Nuestros sancochos con cherne salado, mojo y pella de gofio, o los tollos compuestos, (que de ayuno tienen poco) se han mantenido con fuerza en la cultura culinaria de la tierra por cuestiones como las celebraciones cuaresmales y las de Semana Santa.Los viejitos que conocí de niño me contaban que a partir de hoy se separaban los gallos de las gallinas, se tapaban con telas los espejos de las casas, y (pasados nueve meses) si alguna daba a luz, las cuentas se sacaban rápido para ver si la cuestión se había gestado durante la abstinencia cuaresmal (“entre santa y santo, pared de cal y canto”, me decían)… Todo un mundo cambiado ya, (yo creo que para bien) aunque todos seamos libres para caminar por la vida como mejor se nos apetezca.

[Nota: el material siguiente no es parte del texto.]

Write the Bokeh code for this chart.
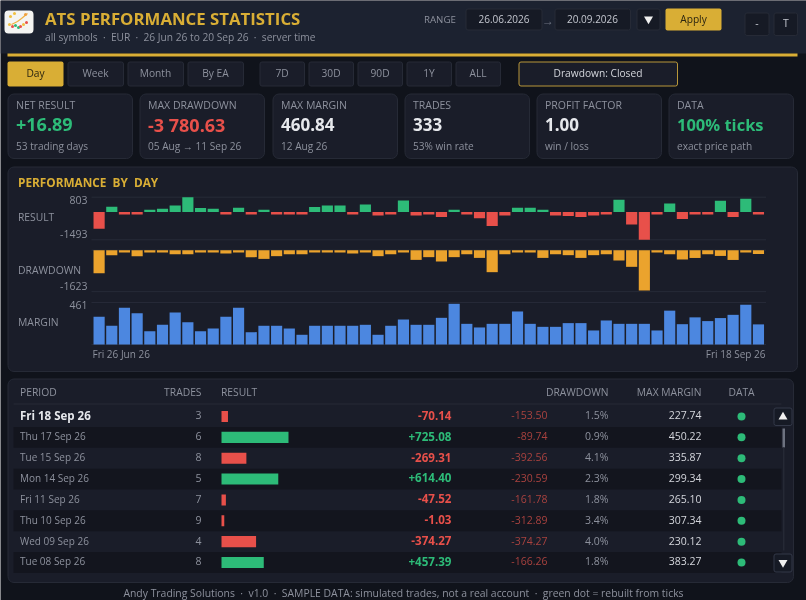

La figura de San Antonio Mª Claret, sus misiones en Gran Canaria en 1848, la fuerza que en los años siguientes tuvieron sus palabras, recordadas durante generaciones; o la presencia de sus enseñanzas en el devocionario “Camino recto y seguro para llegar al cielo” escrito por él (la gente de Teror lo citaba simplemente como “Camino recto…”) tuvieron (es mi opinión) mucho que ver en que en la isla se tuviese actitudes quizá mucho más obcecadas, en este sentido, que en otras islas del archipiélago.
Mi abuelo, llegado este día, siempre me advertía, con fina ironía que no ocultaba, que:
“El Miercoles de Ceniza
se despiden los amantes,
y la mañana de Pascua
vuelven a lo que eran antes”
¿Se imaginan como se pondrían los gallineros la mañana de Pascua de Resurrección?